We Are Extremely Very Good Recyclers: The Story
Charlie's "small and very funny" little sister Lola has accumulated lots of things, including boxes and broken toys in her room. However, when visiting friends Morton and Marv, she sees their packrat brother Marty's room. Lola never wants her room to look like Marty's, which his mother refers to as "a complete pigsty," so she decides to clean out her bedroom by throwing things out.
Charlie suggests she recycle anything she doesn't need but when he says, "recycle it," she replies, "Bicycle it?" Charlie then explains what recycling means. When her mother gives her a comic book, Look After Your Planet, Lola finds out about a contest. By collecting 100 tin cans, 100 plastic things, and 100 things made out of paper, contestants will win a tree of their own to plant. They can use the tree counter poster to keep track of what they collect to recycle.
Lola is wildly enthusiastic, to the point of unrolling a toilet paper roll to get to the cardboard roll so she can recycle it, until Charlie tells her, "The idea is to use the paper really slowly and not waste it - so we don't have to cut down lots of trees! Then you recycle the rolls."
Finally, deciding she needs more help to get everything collected by the contest deadline, Lola takes the tree counter poster to school and gets all of her classmates involved in recycling. It seems that they will fall short of having enough, when Morton brings in just enough. The class wins a tree and plants it. All's well that ends well is not quite the case when Morton's brother, the packrat Marty, finds out where Morton found the stuff he recycled!
We Are Extremely Very Good Recyclers: The IllustrationsThe quirky mixed media artwork, combining photography, watercolors, and collage results in vibrant and highly entertaining illustrations. The characters, all drawn as a child might, with almost stick figures and large heads exhibit lots of emotion. One of the most effective double-page spreads shows Charlie and Lola standing in a pile of actual bags of trash that extends way above their heads. Charlie looks up at the pile with outstretched arms and warns, "if we throw everything away, then we will all be buried under a [here the words get bigger and bigger] massive, huge pile of garbage." Lola looks worried.
We Are Extremely Very Good Recyclers: Added BenefitsAt the back of the book is a removable Tree Counter poster with leaves your children can cut out and attach to the tree counter every time they collect something to recycle. This is a great way of taking the book's message and applying it to daily life. Throughout the book, including the endpapers, there is information about what kids can do to protect the environment.

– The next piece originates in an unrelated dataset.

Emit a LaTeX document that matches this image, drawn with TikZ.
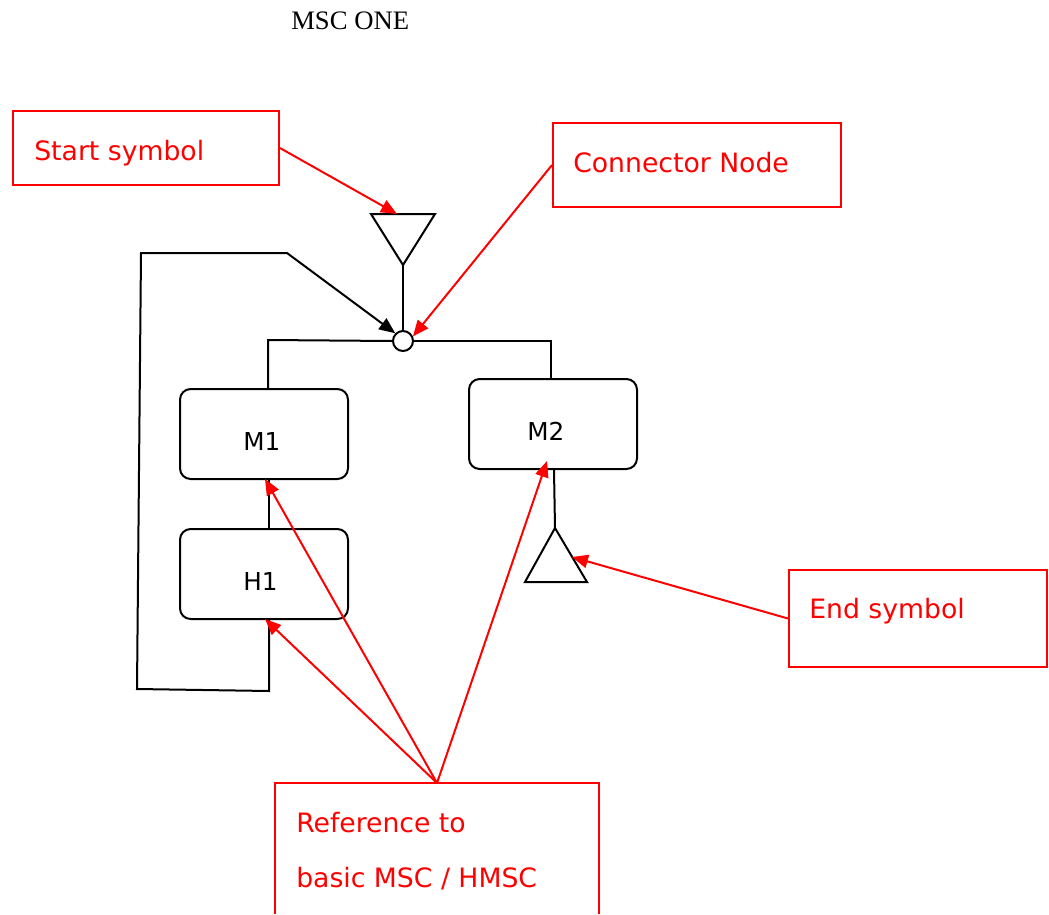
\documentclass[tikz,border=0pt]{standalone}
\usepackage{fontspec}
\setmainfont{DejaVu Sans}
\newfontfamily\ttlfont{Liberation Serif}
\usetikzlibrary{arrows.meta,calc}
\definecolor{pred}{RGB}{255,0,0}
\begin{document}
\begin{tikzpicture}[x=0.75pt,y=-0.75pt,
  blk/.style={line width=1.5pt,black},
  blkarrow/.style={blk,-{Triangle[length=12pt,width=10pt]}},
  redl/.style={line width=1.5pt,pred},
  redarrow/.style={redl,-{Triangle[length=12pt,width=10pt]}},
  redbox/.style={draw=pred,line width=1.5pt,rectangle,inner sep=0pt},
  msc/.style={draw,line width=1.5pt,rounded corners=8pt,minimum width=126pt,minimum height=67.5pt,inner sep=0pt},
  lbl/.style={text=pred,font=\fontsize{20}{24}\selectfont,anchor=base west,inner sep=0pt},
  mlbl/.style={font=\fontsize{18.5}{22}\selectfont,anchor=base west,inner sep=0pt}
]
\useasboundingbox (0,0) rectangle (1049,914);

% title
\node[font=\ttlfont\fontsize{20}{24}\selectfont,anchor=base west,inner sep=0pt] (title) at (291,29) {MSC ONE};

% MSC boxes
\node[msc] (m1) at (264,434) {};
\node[mlbl] (m1t) at (243,450) {M1};
\node[msc] (h1) at (264,574) {};
\node[mlbl] (h1t) at (243,590) {H1};
\node[msc] (m2) at (553,424) {};
\node[mlbl] (m2t) at (527,440) {M2};

% connector node
\node[draw,circle,line width=1.5pt,minimum size=15pt,inner sep=0pt] (cn) at (403,341) {};

% start symbol
\coordinate (stl) at (371,214);
\coordinate (str) at (435,214);
\coordinate (sttip) at (403,265);
\draw[blk,line join=miter] (stl) -- (str) -- (sttip) -- cycle;
\draw[blk] (sttip) -- (cn.north);

% end symbol
\coordinate (etop) at (555,528);
\coordinate (ebl) at (525,582);
\coordinate (ebr) at (587,582);
\draw[blk,line join=miter] (etop) -- (ebr) -- (ebl) -- cycle;
\draw[blk] ([xshift=0.75pt]m2.south) -- (etop);

% branches
\draw[blk] (cn.west) -- (268,340) -- ([xshift=3pt]m1.north);
\draw[blk] (cn.east) -- (551,341) -- ([xshift=-1.5pt]m2.north);
\draw[blk] ([xshift=3.75pt]m1.south) -- ([xshift=3.75pt]h1.south |- h1.north);

% loop back
\coordinate (lp1) at (269,691);
\coordinate (lp2) at (137,689);
\coordinate (lp3) at (141,253);
\coordinate (lp4) at (287,253);
\draw[blkarrow] ([xshift=3.75pt]h1.south) -- (lp1) -- (lp2) -- (lp3) -- (lp4) -- (cn.135);

% red annotation boxes
\node[redbox,minimum width=199.5pt,minimum height=55.5pt] (sbox) at (146,148) {};
\node[lbl] (stxt) at (34,160) {Start symbol};
\node[redbox,minimum width=216pt,minimum height=63pt] (cbox) at (697,165) {};
\node[lbl] (ctxt) at (573,172) {Connector Node};
\node[redbox,minimum width=193.5pt,minimum height=72.75pt] (ebox) at (918,618.5) {};
\node[lbl] (etxt) at (809,618) {End symbol};
\coordinate (rtop) at (437,783);
\draw[redl] (275,914) -- (275,783) -- (599,783) -- (599,914);
\node[lbl] (rtxt1) at (296,832) {Reference to};
\node[lbl] (rtxt2) at (296,887) {basic MSC / HMSC};

% red arrows
\draw[redarrow] (sbox.east) -- (397,214);
\draw[redarrow] (cbox.west) -- (cn.25);
\coordinate (eside) at (572,557);
\draw[redarrow] (ebox.west) -- (eside);
\draw[redarrow] (rtop) -- (265,479);
\draw[redarrow] (rtop) -- (265,619);
\draw[redarrow] (rtop) -- (547,461);
\end{tikzpicture}
\end{document}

We Are Extremely Very Good Recyclers: The Book's Creators
While I am used to writing about children’s books that have been made into movies, this book represents something different. The characters in We Are Extremely Very Good Recyclers, Charlie and Lola, were created by award-winning British author and illustrator Lauren Child, who is also very well-known for her picture books and chapter books featuring the feisty Clarice Bean. Child received the prestigious Kate Greenaway Medal in 2001 for her children's picture book I Will Not Ever Never Eat a Tomato, which features Charlie and Lola. Other books about Charlie and Lola by Lauren Child include I Am Not Sleepy and Will Not Go To Bed and I am Too Absolutely Small for School.
An animated TV series based on Charlie and Lola, with Child involved in the production, has since become very popular. The text of We Are Extremely Very Good Recyclers is based on a script from the show written by Bridget Hurst and the illustrations come from the TV animation produced by Tiger Aspect Productions. However, both the story and the illustrations are very much in line with what readers have come to expect from a Lauren Child book about Charlie and Lola.